↓

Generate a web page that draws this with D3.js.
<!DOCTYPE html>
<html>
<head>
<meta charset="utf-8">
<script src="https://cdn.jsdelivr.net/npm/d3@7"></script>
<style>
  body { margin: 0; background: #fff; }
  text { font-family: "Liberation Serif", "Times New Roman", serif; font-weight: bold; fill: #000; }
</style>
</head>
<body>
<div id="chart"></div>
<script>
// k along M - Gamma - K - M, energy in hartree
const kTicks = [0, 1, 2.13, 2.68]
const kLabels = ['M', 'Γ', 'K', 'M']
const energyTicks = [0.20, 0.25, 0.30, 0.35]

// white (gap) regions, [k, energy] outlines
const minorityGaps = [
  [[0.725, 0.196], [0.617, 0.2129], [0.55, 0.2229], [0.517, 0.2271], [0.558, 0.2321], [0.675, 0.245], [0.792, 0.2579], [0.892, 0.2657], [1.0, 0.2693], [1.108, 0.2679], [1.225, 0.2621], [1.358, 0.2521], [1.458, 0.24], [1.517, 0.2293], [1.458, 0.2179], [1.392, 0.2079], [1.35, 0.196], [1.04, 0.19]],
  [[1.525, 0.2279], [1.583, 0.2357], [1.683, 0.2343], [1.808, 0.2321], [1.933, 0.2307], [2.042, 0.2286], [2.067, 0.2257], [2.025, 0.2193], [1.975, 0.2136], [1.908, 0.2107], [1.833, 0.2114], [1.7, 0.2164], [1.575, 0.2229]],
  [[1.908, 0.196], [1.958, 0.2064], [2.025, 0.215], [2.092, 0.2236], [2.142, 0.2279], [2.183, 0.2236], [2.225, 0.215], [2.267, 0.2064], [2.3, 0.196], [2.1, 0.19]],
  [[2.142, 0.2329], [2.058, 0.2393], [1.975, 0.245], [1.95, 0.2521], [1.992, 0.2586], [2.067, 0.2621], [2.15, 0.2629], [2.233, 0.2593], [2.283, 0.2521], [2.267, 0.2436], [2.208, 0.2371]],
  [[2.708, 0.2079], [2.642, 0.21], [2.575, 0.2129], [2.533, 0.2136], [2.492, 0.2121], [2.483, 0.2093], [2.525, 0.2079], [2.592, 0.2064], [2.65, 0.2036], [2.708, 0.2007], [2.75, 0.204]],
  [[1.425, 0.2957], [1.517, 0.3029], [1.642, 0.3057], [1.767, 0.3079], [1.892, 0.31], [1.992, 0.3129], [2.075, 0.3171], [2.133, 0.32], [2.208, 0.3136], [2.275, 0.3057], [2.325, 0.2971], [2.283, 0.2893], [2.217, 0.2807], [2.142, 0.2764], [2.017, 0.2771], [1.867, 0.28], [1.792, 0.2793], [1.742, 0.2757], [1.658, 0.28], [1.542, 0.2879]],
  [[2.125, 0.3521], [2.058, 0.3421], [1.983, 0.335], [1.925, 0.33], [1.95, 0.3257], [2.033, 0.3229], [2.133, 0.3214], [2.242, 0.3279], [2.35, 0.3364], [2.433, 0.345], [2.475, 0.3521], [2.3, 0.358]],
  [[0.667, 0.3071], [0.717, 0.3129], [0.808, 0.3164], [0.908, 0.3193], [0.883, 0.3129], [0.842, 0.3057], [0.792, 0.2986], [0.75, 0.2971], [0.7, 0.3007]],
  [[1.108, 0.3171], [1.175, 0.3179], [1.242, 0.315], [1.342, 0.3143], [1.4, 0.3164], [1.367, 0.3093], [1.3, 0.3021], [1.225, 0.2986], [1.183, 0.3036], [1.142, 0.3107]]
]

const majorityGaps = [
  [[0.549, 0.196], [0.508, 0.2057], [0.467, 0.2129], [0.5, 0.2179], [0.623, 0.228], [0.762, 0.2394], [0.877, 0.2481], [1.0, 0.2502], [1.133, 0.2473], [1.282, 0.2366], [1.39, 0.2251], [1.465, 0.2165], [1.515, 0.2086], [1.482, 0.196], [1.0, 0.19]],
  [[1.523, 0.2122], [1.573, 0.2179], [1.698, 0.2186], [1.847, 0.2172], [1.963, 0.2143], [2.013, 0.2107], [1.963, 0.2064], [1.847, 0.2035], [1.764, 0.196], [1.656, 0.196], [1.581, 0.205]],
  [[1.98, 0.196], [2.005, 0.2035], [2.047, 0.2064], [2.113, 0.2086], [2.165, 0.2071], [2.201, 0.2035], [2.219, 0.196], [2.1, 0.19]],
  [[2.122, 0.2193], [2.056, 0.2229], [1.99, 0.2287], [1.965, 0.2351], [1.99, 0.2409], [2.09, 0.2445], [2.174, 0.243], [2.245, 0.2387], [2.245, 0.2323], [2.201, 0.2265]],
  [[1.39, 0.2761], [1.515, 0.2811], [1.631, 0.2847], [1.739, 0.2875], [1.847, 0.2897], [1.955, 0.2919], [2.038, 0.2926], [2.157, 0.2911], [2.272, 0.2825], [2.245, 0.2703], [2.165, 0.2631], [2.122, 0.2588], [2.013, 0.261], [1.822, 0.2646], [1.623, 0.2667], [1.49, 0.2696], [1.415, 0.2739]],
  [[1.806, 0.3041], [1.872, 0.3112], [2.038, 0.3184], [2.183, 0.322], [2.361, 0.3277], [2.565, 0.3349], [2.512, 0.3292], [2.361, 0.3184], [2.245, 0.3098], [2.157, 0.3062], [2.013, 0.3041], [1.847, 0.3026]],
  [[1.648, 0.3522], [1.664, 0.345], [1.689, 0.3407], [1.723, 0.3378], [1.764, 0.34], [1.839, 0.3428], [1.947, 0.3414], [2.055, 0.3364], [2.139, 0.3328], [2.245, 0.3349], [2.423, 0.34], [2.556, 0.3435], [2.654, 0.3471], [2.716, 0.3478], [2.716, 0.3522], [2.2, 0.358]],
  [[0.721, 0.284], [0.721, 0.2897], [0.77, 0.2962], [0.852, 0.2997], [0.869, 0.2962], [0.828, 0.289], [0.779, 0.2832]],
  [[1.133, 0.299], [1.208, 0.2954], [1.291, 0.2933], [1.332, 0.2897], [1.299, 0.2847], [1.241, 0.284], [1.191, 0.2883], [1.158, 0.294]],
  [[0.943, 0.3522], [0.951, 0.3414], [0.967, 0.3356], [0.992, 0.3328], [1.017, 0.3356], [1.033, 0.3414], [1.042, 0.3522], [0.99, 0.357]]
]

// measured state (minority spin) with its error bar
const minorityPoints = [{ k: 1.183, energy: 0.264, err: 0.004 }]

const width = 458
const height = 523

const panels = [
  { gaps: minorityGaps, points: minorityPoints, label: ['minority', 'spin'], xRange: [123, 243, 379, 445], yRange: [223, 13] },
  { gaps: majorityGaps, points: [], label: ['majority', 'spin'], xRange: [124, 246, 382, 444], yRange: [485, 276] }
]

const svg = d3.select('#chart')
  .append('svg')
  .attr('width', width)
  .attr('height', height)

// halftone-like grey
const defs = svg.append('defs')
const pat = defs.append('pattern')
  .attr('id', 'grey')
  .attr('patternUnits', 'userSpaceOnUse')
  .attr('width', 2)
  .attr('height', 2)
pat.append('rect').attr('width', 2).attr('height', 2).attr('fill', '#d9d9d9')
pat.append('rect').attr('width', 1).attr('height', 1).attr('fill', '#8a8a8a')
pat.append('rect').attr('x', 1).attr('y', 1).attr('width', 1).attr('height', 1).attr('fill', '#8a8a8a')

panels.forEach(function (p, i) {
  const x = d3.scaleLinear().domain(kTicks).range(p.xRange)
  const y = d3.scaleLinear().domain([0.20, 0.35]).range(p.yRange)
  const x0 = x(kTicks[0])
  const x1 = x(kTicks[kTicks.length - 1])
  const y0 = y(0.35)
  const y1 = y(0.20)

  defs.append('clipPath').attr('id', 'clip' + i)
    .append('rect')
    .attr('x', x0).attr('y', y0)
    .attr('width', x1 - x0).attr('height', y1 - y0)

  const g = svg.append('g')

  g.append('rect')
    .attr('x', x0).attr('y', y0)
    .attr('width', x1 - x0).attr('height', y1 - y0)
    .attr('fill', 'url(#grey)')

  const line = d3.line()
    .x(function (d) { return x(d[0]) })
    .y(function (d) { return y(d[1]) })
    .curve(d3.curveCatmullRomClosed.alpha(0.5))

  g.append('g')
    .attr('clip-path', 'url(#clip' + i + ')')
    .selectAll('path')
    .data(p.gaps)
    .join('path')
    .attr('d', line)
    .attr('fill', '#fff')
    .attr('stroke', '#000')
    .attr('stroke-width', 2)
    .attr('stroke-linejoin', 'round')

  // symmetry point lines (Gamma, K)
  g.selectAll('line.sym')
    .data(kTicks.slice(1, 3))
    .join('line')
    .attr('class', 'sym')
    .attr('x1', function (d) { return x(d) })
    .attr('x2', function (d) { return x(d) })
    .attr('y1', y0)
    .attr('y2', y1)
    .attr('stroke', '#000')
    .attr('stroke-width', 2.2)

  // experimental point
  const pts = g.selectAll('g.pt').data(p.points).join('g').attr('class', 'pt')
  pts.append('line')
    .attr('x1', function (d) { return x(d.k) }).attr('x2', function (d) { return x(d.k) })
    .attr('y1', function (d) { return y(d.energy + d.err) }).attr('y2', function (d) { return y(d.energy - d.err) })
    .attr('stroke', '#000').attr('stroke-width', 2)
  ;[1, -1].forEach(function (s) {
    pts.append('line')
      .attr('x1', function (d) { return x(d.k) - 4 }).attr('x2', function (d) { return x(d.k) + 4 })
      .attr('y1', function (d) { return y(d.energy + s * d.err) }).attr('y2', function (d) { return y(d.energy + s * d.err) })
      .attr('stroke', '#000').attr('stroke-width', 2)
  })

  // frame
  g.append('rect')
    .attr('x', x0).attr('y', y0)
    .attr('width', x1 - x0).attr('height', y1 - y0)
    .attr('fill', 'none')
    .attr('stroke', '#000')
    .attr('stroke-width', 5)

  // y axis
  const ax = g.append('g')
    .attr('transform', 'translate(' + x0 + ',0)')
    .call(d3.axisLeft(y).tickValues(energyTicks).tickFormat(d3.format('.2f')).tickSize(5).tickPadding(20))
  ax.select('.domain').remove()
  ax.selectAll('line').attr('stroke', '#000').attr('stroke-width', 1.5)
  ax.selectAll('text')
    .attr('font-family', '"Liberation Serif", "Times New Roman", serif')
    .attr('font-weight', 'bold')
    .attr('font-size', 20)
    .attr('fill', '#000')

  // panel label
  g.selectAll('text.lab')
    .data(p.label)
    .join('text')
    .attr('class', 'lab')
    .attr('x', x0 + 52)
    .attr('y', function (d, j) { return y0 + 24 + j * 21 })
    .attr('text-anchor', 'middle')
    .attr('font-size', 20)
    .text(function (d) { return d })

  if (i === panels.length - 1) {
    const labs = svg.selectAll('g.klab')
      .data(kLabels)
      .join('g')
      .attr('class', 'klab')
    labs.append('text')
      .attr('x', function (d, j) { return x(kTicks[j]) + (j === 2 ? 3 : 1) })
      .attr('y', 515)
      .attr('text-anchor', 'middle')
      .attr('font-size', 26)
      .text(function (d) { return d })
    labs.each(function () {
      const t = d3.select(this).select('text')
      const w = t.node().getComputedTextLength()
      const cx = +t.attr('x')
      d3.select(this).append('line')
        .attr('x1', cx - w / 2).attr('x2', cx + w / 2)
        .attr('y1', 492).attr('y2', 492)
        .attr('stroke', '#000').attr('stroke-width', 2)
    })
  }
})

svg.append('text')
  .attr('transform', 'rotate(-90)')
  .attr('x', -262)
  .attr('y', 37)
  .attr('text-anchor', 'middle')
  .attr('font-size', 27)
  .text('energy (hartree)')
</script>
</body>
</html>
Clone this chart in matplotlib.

↑

**DIRECTIONS FOR THIS TASK:**
Quote in full each line from the top of the records above through the line with "const energyTicks = [0.20, 0.25, 0.30, 0.35]"; stop after that line.

**WRITTEN ANSWER:**
Generate a web page that draws this with D3.js.
<!DOCTYPE html>
<html>
<head>
<meta charset="utf-8">
<script src="https://cdn.jsdelivr.net/npm/d3@7"></script>
<style>
  body { margin: 0; background: #fff; }
  text { font-family: "Liberation Serif", "Times New Roman", serif; font-weight: bold; fill: #000; }
</style>
</head>
<body>
<div id="chart"></div>
<script>
// k along M - Gamma - K - M, energy in hartree
const kTicks = [0, 1, 2.13, 2.68]
const kLabels = ['M', 'Γ', 'K', 'M']
const energyTicks = [0.20, 0.25, 0.30, 0.35]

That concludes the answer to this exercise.